── COLLECTED MATERIAL

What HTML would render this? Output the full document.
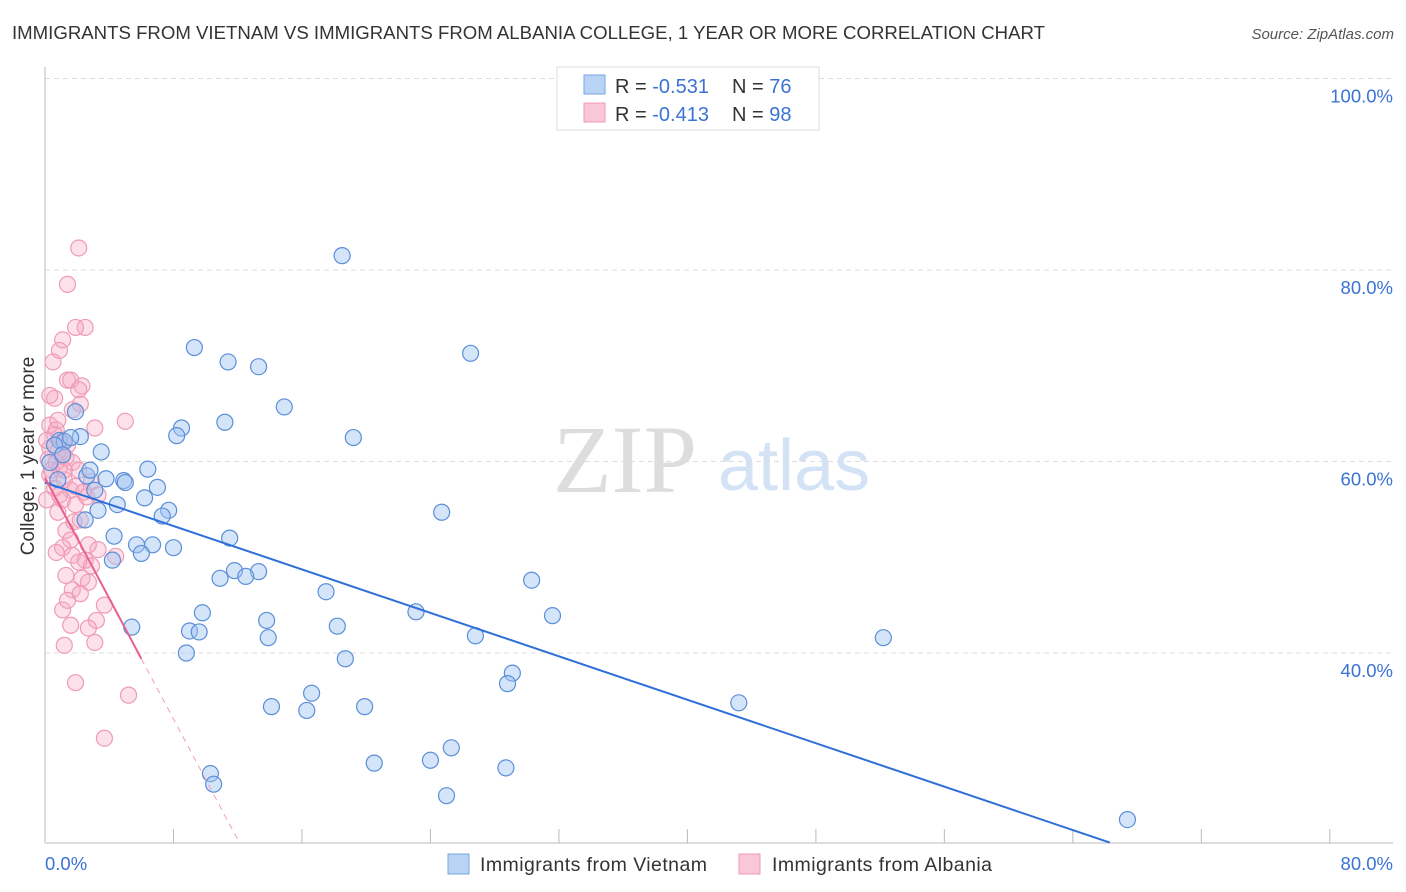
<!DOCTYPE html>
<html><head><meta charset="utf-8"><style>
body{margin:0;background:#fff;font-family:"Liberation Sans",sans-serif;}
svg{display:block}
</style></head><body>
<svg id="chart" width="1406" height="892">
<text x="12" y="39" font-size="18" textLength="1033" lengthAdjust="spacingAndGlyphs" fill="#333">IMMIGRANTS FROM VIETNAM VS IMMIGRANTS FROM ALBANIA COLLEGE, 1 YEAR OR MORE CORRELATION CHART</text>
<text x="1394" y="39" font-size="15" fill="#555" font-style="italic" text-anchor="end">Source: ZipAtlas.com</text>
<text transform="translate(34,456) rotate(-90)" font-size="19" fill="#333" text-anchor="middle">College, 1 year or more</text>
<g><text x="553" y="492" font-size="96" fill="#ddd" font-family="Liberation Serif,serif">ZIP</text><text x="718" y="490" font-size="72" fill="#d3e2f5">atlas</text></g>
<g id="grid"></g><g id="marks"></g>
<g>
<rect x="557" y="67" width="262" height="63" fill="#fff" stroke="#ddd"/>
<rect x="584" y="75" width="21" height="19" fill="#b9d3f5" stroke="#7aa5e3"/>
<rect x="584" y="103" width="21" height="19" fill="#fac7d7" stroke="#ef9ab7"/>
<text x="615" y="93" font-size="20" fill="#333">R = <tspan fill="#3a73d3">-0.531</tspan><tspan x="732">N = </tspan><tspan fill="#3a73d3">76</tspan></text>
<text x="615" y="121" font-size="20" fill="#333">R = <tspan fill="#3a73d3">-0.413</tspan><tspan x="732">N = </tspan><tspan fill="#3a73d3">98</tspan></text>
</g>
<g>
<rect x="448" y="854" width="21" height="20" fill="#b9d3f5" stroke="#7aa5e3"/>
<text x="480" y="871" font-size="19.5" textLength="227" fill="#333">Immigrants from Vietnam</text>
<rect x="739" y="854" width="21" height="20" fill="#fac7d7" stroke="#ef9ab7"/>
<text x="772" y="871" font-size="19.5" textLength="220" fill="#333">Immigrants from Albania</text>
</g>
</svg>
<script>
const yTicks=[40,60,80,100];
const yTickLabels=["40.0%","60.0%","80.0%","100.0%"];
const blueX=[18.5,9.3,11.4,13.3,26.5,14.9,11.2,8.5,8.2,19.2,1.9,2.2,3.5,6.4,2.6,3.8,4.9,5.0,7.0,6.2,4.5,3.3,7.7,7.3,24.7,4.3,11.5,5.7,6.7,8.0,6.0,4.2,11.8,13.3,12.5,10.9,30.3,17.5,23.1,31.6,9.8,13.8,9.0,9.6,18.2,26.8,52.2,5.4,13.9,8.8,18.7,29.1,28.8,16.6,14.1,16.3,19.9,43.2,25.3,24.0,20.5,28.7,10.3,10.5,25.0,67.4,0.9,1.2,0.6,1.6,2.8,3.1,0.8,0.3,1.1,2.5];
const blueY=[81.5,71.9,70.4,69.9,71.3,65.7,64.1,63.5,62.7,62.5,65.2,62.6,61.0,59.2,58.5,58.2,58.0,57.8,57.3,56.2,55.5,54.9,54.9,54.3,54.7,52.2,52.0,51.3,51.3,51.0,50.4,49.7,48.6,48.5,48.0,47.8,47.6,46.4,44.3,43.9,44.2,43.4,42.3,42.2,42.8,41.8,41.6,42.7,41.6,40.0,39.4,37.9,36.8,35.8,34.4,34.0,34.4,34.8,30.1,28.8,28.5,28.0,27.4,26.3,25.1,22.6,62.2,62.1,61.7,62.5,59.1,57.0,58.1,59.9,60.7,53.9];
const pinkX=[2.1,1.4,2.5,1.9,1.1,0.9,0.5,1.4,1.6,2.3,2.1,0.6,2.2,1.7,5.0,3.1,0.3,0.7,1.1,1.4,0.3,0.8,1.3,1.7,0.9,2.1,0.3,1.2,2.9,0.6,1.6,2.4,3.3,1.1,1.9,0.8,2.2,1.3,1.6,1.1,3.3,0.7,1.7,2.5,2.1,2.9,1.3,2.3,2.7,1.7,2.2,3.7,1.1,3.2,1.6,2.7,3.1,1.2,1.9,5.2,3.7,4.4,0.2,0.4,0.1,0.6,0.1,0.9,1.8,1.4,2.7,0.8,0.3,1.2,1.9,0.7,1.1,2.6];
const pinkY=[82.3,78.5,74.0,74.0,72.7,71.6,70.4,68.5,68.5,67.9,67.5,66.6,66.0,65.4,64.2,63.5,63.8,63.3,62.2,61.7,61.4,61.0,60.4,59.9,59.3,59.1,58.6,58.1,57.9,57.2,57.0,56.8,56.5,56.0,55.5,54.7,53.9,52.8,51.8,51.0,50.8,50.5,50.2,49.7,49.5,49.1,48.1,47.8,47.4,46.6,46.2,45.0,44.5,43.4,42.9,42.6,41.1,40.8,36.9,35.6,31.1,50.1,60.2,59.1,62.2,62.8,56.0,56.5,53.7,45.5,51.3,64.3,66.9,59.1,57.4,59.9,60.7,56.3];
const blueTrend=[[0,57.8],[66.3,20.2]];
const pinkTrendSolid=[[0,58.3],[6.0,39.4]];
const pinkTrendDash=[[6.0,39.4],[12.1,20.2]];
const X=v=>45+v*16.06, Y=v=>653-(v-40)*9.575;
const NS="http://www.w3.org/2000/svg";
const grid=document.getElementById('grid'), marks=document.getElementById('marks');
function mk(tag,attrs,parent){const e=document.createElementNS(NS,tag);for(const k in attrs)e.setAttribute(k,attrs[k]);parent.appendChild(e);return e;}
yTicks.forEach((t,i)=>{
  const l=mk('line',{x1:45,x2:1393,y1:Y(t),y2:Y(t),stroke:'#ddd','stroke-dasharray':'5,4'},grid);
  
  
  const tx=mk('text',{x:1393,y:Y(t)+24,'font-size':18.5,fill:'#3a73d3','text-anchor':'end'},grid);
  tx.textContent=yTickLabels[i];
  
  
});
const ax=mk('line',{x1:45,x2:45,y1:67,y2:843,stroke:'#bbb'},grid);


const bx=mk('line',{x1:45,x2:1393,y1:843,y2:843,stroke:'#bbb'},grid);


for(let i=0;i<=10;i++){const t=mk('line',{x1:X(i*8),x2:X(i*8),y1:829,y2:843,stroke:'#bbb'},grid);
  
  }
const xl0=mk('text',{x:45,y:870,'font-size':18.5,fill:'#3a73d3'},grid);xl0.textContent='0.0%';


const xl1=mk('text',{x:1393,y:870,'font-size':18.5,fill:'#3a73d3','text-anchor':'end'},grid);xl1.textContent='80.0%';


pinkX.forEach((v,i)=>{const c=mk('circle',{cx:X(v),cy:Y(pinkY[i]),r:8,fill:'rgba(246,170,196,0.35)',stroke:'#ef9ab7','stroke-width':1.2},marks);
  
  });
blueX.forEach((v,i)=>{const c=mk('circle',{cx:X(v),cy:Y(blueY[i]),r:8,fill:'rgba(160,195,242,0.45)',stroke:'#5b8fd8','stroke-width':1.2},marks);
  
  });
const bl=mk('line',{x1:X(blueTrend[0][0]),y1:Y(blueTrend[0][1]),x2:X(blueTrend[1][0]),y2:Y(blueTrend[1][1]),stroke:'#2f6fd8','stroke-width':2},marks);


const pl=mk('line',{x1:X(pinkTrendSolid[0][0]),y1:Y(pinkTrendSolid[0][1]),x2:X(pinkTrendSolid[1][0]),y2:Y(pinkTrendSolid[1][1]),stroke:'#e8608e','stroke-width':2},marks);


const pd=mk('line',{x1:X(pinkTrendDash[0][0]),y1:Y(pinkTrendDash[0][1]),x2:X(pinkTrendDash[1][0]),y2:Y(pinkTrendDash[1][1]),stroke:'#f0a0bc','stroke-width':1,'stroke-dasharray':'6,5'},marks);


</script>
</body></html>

────

DIRECTIVE
Go through the preceding material and copy each line that has the word "document".

SOLUTION TO THE EXERCISE
What HTML would render this? Output the full document.
const grid=document.getElementById('grid'), marks=document.getElementById('marks');
function mk(tag,attrs,parent){const e=document.createElementNS(NS,tag);for(const k in attrs)e.setAttribute(k,attrs[k]);parent.appendChild(e);return e;}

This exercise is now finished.